Gosto de ler as poesias em voz alta enquanto estou escrevendo. Até para ver como está a questão da sonoridade entre os versos. Gosto de poesia rimada, então o som e os ritmos são importantes. Geralmente as envio para meus pais ( que também são escritores) ou para alguns amigos que confio. Para que eles possam dar aquele primeiro feedback. Sempre sofri muito pois sou uma pessoa que se importa demais com a opinião dos outros. Tenho tentado quebrar com isso. Muitas vezes não fico satisfeita com o resultado final de algum trabalho, mas penso: “ok, divulga, mostra, quem sabe é só a sua cabeça”. Sou muito perfeccionista às vezes e pouco auto confiante, por isso compartilhar é importante. Mas é algo que tem que saber dosar. E ter humildade para ouvir as críticas e saber que estamos sempre aprendendo, sempre nos aperfeiçoando. Os artistas e escritores geralmente tem um ego maior que si mesmos e isso os limita, os torna reféns de sua própria arrogância. Eu sou uma eterna aprendiz. Gosto de ler coisas que escrevi há anos atrás e observar o quanto amadureci (pessoal e literariamente).

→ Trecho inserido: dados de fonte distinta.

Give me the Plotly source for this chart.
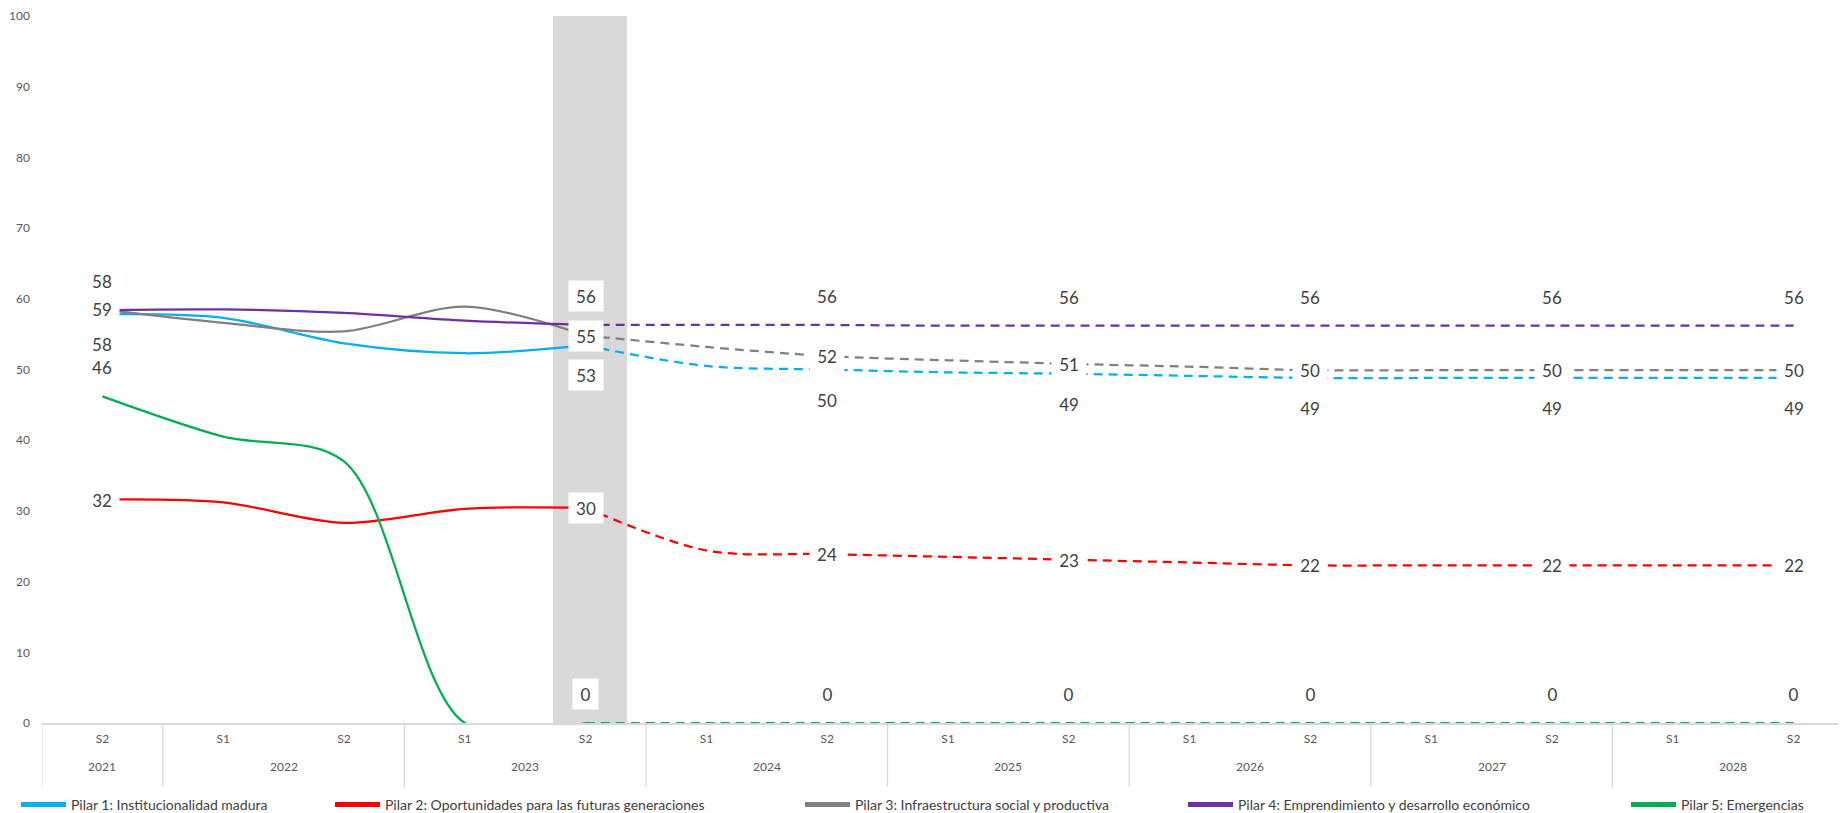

Como é sua relação com a tecnologia? Você escreve seus primeiros rascunhos à mão ou no computador?
Eu escrevo na superfície que estiver mais acessível. Pode ser um caderno, no celular ou no computador. Não faço muita distinção. Geralmente eu só preciso anotar a ideia em algum lugar antes que ela escape e eu perca a oportunidade de trabalhar em cima daquilo.

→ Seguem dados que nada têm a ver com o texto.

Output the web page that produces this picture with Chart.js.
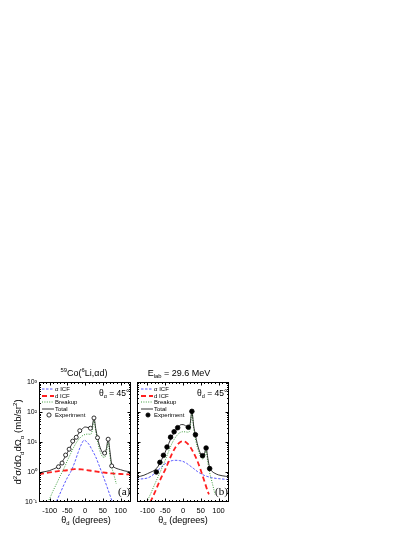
<!DOCTYPE html>
<html><head><meta charset="utf-8">
<script src="https://cdn.jsdelivr.net/npm/chart.js@4.4.1/dist/chart.umd.min.js"></script>
<style>
html,body{margin:0;padding:0;background:#fff;}
#wrap{position:relative;width:415px;height:537px;overflow:hidden;font-family:"Liberation Sans",Arial,sans-serif;color:#000;}
canvas{position:absolute;}
.t{position:absolute;white-space:nowrap;line-height:1;}
.t sup,.t sub{font-size:65%;line-height:0;}
svg{position:absolute;overflow:visible;}
</style></head><body>
<div id="wrap">
<canvas id="pa" width="136" height="161" style="left:0;top:376px"></canvas>
<canvas id="pb" width="102" height="161" style="left:132px;top:376px"></canvas>
</div>
<script>
const FONT = '"Liberation Sans", Arial, sans-serif';

// ---- data, panel (a): theta_alpha = 45 deg ----
const A_EXP_X = [-75, -65, -55, -45, -35, -25, -15, 15, 25, 35, 55, 65, 75];
const A_EXP_Y = [1.5, 2.0, 3.7, 5.8, 10.8, 14.5, 24, 29, 64, 14, 4.3, 12.5, 1.6];
const A_TOT_X = [-130, -120, -110, -100, -90, -80, -70, -60, -50, -40, -30, -20, -10, 0, 10, 15, 20, 25, 30, 35, 40, 45, 50, 55, 60, 65, 70, 75, 80, 90, 100, 110, 120, 130];
const A_TOT_Y = [0.93, 1.0, 1.05, 1.12, 1.25, 1.42, 1.8, 2.7, 4.4, 7.5, 12, 18, 26, 32, 30, 28, 33, 65, 28, 14, 8, 5.5, 4.3, 4.2, 6, 12.5, 5, 1.8, 1.5, 1.3, 1.2, 1.1, 1.05, 1.0];
const A_BRK_X = [-105, -100, -90, -80, -70, -60, -50, -40, -30, -20, -10, 0, 10, 15, 20, 25, 30, 35, 40, 45, 50, 55, 60, 65, 70, 75, 80, 85, 88];
const A_BRK_Y = [0.1, 0.13, 0.24, 0.42, 0.75, 1.3, 2.4, 4.3, 7.5, 11.5, 15.5, 18, 18.5, 18, 24, 55, 23, 11, 6, 4, 3.2, 3.1, 4.5, 10, 3.5, 1.5, 0.9, 0.55, 0.4];
const A_AICF_X = [-90, -80, -70, -60, -50, -40, -30, -20, -10, -3, 0, 10, 20, 30, 40, 50, 60, 70, 80, 90];
const A_AICF_Y = [0.06, 0.11, 0.2, 0.37, 0.65, 1.05, 2.0, 4.4, 8.7, 11.5, 11.3, 8.7, 5.4, 3.2, 1.6, 0.78, 0.37, 0.17, 0.08, 0.04];
const A_DICF_X = [-130, -100, -75, -50, -30, -10, 0, 25, 50, 75, 100, 130];
const A_DICF_Y = [0.86, 0.97, 1.08, 1.15, 1.25, 1.22, 1.18, 1.07, 0.97, 0.9, 0.86, 0.83];

// ---- data, panel (b): theta_d = 45 deg ----
const B_EXP_X = [-75, -65, -55, -45, -35, -25, -15, 15, 25, 35, 55, 65, 75];
const B_EXP_Y = [1.0, 2.1, 3.6, 6.8, 14.5, 22, 30, 31, 105, 17.5, 3.5, 6.3, 1.3];
const B_TOT_X = [-130, -120, -110, -100, -90, -80, -70, -60, -50, -40, -30, -20, -10, -5, 0, 10, 15, 20, 25, 30, 35, 40, 45, 50, 55, 60, 65, 70, 75, 80, 90, 100, 110, 120, 130];
const B_TOT_Y = [0.68, 0.72, 0.78, 0.88, 1.0, 1.15, 1.55, 2.6, 4.6, 9, 16, 25, 35, 38, 38, 33, 31, 40, 105, 35, 17, 9, 5.5, 4, 3.4, 4, 6.3, 2.8, 1.4, 1.1, 0.9, 0.8, 0.75, 0.72, 0.7];
const B_BRK_X = [-102, -90, -80, -70, -60, -50, -40, -30, -20, -10, 0, 10, 15, 20, 25, 30, 35, 40, 45, 50, 55, 60, 65, 70, 75, 80, 85, 90];
const B_BRK_Y = [0.1, 0.2, 0.38, 0.7, 1.3, 2.5, 5, 9.5, 15, 20, 22, 21.5, 21, 28, 92, 28, 12.5, 7, 4.5, 3.3, 2.7, 3.2, 5, 2, 0.95, 0.55, 0.32, 0.18];
const B_AICF_X = [-130, -110, -100, -90, -80, -70, -60, -50, -40, -30, -20, -10, 0, 10, 20, 30, 40, 50, 60, 70, 80, 100, 130];
const B_AICF_Y = [0.57, 0.6, 0.63, 0.72, 0.9, 1.15, 1.5, 1.9, 2.2, 2.4, 2.45, 2.4, 2.25, 1.95, 1.6, 1.3, 1.05, 0.88, 0.77, 0.7, 0.65, 0.6, 0.56];
const B_DICF_X = [-92, -80, -70, -60, -50, -40, -30, -20, -10, 0, 10, 20, 30, 40, 50, 60, 70, 73];
const B_DICF_Y = [0.1, 0.2, 0.38, 0.7, 1.2, 2.3, 4.3, 7, 9.5, 10.5, 9.5, 7, 4.3, 2.4, 1.15, 0.5, 0.22, 0.18];

// ---- axes ----
const X_TICKS = [-100, -50, 0, 50, 100];
const Y_TICKS = [0.1, 1, 10, 100, 1000];
const SUP = { '-1': '⁻¹', '0': '⁰', '1': '¹', '2': '²', '3': '³' };

const STYLE = {
  aicf: { borderColor: '#4646ff', borderWidth: 0.9, borderDash: [2.5, 1.5] },
  dicf: { borderColor: '#ff2020', borderWidth: 1.8, borderDash: [5, 3] },
  brk: { borderColor: '#3d9d3d', borderWidth: 1, borderDash: [1, 1.4] },
  tot: { borderColor: '#000', borderWidth: 0.8, borderDash: [] },
};

const pts = (xs, ys) => xs.map((x, i) => ({ x, y: ys[i] }));

// frame with inward ticks on all four sides
const frame = {
  id: 'frame',
  afterDatasetsDraw(chart) {
    const { ctx, chartArea: a, scales: { x, y } } = chart;
    const L = Math.round(a.left) + 0.5, R = Math.round(a.right) - 0.5;
    const T = Math.round(a.top) + 0.5, B = Math.round(a.bottom) - 0.5;
    ctx.save();
    ctx.strokeStyle = '#000'; ctx.lineWidth = 1; ctx.setLineDash([]);
    ctx.strokeRect(L, T, R - L, B - T);
    ctx.beginPath();
    for (let v = -120; v <= 120; v += 10) {
      const len = X_TICKS.includes(v) ? 3 : 1.5;
      const px = Math.round(x.getPixelForValue(v)) + 0.5;
      ctx.moveTo(px, B); ctx.lineTo(px, B - len);
      ctx.moveTo(px, T); ctx.lineTo(px, T + len);
    }
    for (const d of Y_TICKS.slice(0, -1)) {
      for (let m = 1; m <= 9; m++) {
        if (d === 0.1 && m === 1) continue;
        const len = m === 1 ? 3 : 1.5;
        const py = Math.round(y.getPixelForValue(d * m)) + 0.5;
        ctx.moveTo(L, py); ctx.lineTo(L + len, py);
        ctx.moveTo(R, py); ctx.lineTo(R - len, py);
      }
    }
    ctx.stroke();
    ctx.restore();
  }
};

function lineSet(data, st) {
  return { data, ...st, pointRadius: 0, fill: false, cubicInterpolationMode: 'monotone', clip: 0 };
}

function makePanel(id, d, filled, showY, pad) {
  return new Chart(document.getElementById(id), {
    type: 'line',
    data: { datasets: [
      { data: pts(d.ex, d.ey), showLine: false, pointRadius: filled ? 2.3 : 2.0, pointBorderWidth: 0.8,
        pointBackgroundColor: filled ? '#000' : '#fff', pointBorderColor: '#000', clip: 0 },
      lineSet(pts(d.tx, d.ty), STYLE.tot),
      lineSet(pts(d.bx, d.by), STYLE.brk),
      lineSet(pts(d.dx, d.dy), STYLE.dicf),
      lineSet(pts(d.ax, d.ay), STYLE.aicf),
    ] },
    options: {
      responsive: false, animation: false, events: [],
      layout: { padding: pad },
      plugins: { legend: { display: false }, tooltip: { enabled: false } },
      scales: {
        x: { type: 'linear', min: -130, max: 130,
          afterBuildTicks: s => { s.ticks = X_TICKS.map(v => ({ value: v })); },
          afterFit: s => { s.height = 35; },
          grid: { display: false, drawTicks: false }, border: { display: false },
          ticks: { color: '#000', font: { family: FONT, size: 7.5 }, padding: 4, maxRotation: 0, autoSkip: false } },
        y: { type: 'logarithmic', min: 0.1, max: 1000, display: showY,
          afterBuildTicks: s => { s.ticks = Y_TICKS.map(v => ({ value: v })); },
          afterFit: s => { s.width = showY ? 39 : 0; },
          grid: { display: false, drawTicks: false }, border: { display: false },
          ticks: { color: '#000', font: { family: FONT, size: 7 }, padding: 2, autoSkip: false,
            callback: v => '10' + SUP[String(Math.round(Math.log10(v)))] } },
      },
    },
    plugins: [frame],
  });
}

makePanel('pa', { ex: A_EXP_X, ey: A_EXP_Y, tx: A_TOT_X, ty: A_TOT_Y, bx: A_BRK_X, by: A_BRK_Y,
  dx: A_DICF_X, dy: A_DICF_Y, ax: A_AICF_X, ay: A_AICF_Y }, false, true, { left: 0, right: 2, top: 6, bottom: 0 });
makePanel('pb', { ex: B_EXP_X, ey: B_EXP_Y, tx: B_TOT_X, ty: B_TOT_Y, bx: B_BRK_X, by: B_BRK_Y,
  dx: B_DICF_X, dy: B_DICF_Y, ax: B_AICF_X, ay: B_AICF_Y }, true, false, { left: 2, right: 2, top: 6, bottom: 0 });

// ---- text overlays ----
const wrap = document.getElementById('wrap');
function txt(html, x, y, size, opts = {}) {
  const el = document.createElement('div');
  el.className = 't';
  el.innerHTML = html;
  el.style.left = x + 'px'; el.style.top = y + 'px';
  el.style.fontSize = size + 'px';
  if (opts.family) el.style.fontFamily = opts.family;
  el.style.transform = (opts.center ? 'translate(-50%,-50%)' : 'translateY(-50%)') + (opts.rot ? ' rotate(-90deg)' : '');
  wrap.appendChild(el);
}
txt('<sup>59</sup>Co(<sup>6</sup>Li,αd)', 84, 373, 9, { center: true });
txt('E<sub>lab</sub> = 29.6 MeV', 179, 373, 9, { center: true });
txt('θ<sub>α</sub> = 45°', 99, 393, 8.5);
txt('θ<sub>d</sub> = 45°', 197, 393, 8.5);
txt('(a)', 118, 491, 11, { family: '"Liberation Serif", serif' });
txt('(b)', 215, 491, 11, { family: '"Liberation Serif", serif' });
txt('θ<sub>d</sub> (degrees)', 86, 520, 9, { center: true });
txt('θ<sub>α</sub> (degrees)', 183, 520, 9, { center: true });
txt('d<sup>2</sup>σ/dΩ<sub>d</sub>dΩ<sub>α</sub> (mb/sr<sup>2</sup>)', 18, 442, 9.5, { center: true, rot: true });

// legends
const LEG = [['α ICF', 'aicf'], ['d ICF', 'dicf'], ['Breakup', 'brk'], ['Total', 'tot'], ['Experiment', 'exp']];
const LEG_Y = [389, 395.5, 402, 408.5, 415];
function legend(x0, filled) {
  LEG.forEach(([label, k], i) => {
    const y = LEG_Y[i];
    let svg;
    if (k === 'exp') {
      svg = `<svg width="12" height="6" style="left:${x0}px;top:${y - 3}px"><circle cx="7" cy="3" r="2.1" fill="${filled ? '#000' : '#fff'}" stroke="#000" stroke-width="0.8"/></svg>`;
    } else {
      const s = STYLE[k];
      svg = `<svg width="12" height="6" style="left:${x0}px;top:${y - 3}px"><line x1="0" y1="3" x2="12" y2="3" stroke="${s.borderColor}" stroke-width="${s.borderWidth}" stroke-dasharray="${s.borderDash.join(' ')}"/></svg>`;
    }
    wrap.insertAdjacentHTML('beforeend', svg);
    txt(label, x0 + 13, y, 6);
  });
}
legend(42, false);
legend(141, true);
</script>
</body></html>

De onde vêm suas ideias? Há um conjunto de hábitos que você cultiva para se manter criativa?
Minha cabeça funciona a mil por hora. Estou sempre pensando em milhares de coisas ao mesmo tempo. Recentemente comecei a meditar e tive uma sensação bem interessante. Aos fechar os olhos sentia que minha mente era um mar revolto, turbulento. Hoje em dia estou conseguindo amansar essas águas. Acho que um bom exercício de criatividade é observar e estar sempre em contato com a produção de outros artistas. Uma música, um filme, um poema, uma conversa. Tudo isso pode se tornar o gatilho inicial de uma criação. Sempre tive uma facilidade absurda para devanear e imaginar coisas, situações, sentimentos. Estar em um modo criativo, pra mim, é fácil. Difícil é sair dele e voltar pro mundo real (risos). Eu vivo praticamente em um mundo paralelo dentro da minha cabeça e muitas vezes tenho dificuldade em enxergar o mundo ao meu redor.
O que você acha que mudou no seu processo de escrita ao longo dos anos? O que você diria a si mesma se pudesse voltar à escrita de seus primeiros textos?

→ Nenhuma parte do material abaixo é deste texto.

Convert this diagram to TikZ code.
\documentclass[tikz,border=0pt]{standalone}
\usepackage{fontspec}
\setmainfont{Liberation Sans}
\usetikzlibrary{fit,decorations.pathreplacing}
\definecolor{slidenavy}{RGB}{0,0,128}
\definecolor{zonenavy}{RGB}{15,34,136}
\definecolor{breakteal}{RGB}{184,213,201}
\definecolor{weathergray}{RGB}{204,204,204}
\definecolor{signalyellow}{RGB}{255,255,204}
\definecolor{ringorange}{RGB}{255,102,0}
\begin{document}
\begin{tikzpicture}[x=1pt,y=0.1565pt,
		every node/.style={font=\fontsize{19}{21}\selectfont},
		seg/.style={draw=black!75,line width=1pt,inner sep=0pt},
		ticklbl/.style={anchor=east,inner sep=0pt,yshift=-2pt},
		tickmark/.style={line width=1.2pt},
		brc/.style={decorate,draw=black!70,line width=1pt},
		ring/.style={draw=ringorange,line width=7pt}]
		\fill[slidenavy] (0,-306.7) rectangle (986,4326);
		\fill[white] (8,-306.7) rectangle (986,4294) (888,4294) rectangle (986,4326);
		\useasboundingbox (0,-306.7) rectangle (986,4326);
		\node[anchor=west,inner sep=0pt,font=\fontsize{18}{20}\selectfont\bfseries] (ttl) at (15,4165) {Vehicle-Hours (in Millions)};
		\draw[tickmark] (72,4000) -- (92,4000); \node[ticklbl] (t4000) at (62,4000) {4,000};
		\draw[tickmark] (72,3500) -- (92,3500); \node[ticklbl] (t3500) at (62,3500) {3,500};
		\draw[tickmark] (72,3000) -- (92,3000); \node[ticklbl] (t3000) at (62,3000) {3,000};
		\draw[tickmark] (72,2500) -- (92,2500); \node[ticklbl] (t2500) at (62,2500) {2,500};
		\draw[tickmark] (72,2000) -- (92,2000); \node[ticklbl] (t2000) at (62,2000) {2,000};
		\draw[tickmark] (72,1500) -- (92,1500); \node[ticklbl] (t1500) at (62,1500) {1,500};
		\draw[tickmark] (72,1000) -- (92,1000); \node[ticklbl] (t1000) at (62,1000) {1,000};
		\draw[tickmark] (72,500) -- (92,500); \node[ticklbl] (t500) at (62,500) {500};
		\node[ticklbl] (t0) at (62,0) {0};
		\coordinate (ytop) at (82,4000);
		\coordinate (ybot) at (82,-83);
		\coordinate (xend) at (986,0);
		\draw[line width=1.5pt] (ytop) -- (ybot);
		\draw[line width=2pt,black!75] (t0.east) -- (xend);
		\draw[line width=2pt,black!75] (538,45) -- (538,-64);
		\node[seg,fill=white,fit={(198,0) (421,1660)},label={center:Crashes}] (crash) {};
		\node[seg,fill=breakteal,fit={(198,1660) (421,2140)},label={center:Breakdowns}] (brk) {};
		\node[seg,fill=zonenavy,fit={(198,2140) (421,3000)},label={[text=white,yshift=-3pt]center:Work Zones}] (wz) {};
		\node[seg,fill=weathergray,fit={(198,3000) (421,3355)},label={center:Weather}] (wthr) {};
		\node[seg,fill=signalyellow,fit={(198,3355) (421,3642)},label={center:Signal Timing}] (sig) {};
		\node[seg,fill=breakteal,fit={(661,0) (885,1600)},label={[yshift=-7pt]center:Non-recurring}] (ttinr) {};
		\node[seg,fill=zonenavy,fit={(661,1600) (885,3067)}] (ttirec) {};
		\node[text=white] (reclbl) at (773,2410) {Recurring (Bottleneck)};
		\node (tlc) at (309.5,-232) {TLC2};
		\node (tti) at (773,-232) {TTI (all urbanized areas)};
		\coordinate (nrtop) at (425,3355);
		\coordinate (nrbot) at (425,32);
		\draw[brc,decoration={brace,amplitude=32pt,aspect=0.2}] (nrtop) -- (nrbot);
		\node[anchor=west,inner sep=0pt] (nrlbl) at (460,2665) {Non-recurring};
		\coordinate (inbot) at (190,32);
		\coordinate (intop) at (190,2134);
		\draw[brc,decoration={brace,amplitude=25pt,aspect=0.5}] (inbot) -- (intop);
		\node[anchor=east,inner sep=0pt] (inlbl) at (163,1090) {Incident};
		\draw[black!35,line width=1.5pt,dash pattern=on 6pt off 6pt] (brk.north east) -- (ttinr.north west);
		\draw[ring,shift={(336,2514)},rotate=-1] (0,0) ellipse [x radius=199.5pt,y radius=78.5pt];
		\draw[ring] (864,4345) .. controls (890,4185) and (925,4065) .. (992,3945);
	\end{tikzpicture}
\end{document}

Com certeza mudei muito. Meus poemas são auto referenciais e reflexivos. Eles me representam. São sentimentos, sensações, relações e percepções muito particulares. Eles cresceram e amadureceram junto comigo. Fico curiosa para saber o que a Fernanda de quarenta anos estará escrevendo ou pintando. Se fosse dar um conselho para o meu eu do passado seria algo como “confia que tudo ficará bem”. Algo bem clichê assim. Pois eu era muito desesperada aos dezoito, dezenove anos. Minha intensidade me engolia de um jeito assustador. E eu não sabia lidar com isso e só me jogava de cabeça. Com o tempo aprendi que tudo é uma questão de equilíbrio. Não mudamos nossa personalidade, mas aprendemos a controlá-la. Saber conviver bem consigo mesmo e se amar é o maior aprendizado de todos e atinge todas as esferas da vida.
Que projeto você gostaria de fazer, mas ainda não começou? Que livro você gostaria de ler e ele ainda não existe?
Tenho vontade de fazer mais projetos híbridos, especialmente envolvendo ilustração e poesia – como meu livro que lancei recentemente. Quanto aos livros que ainda não existem, não sei. Não consigo nem imaginar. Tem tantos que já existem que queria ler e ainda não consegui.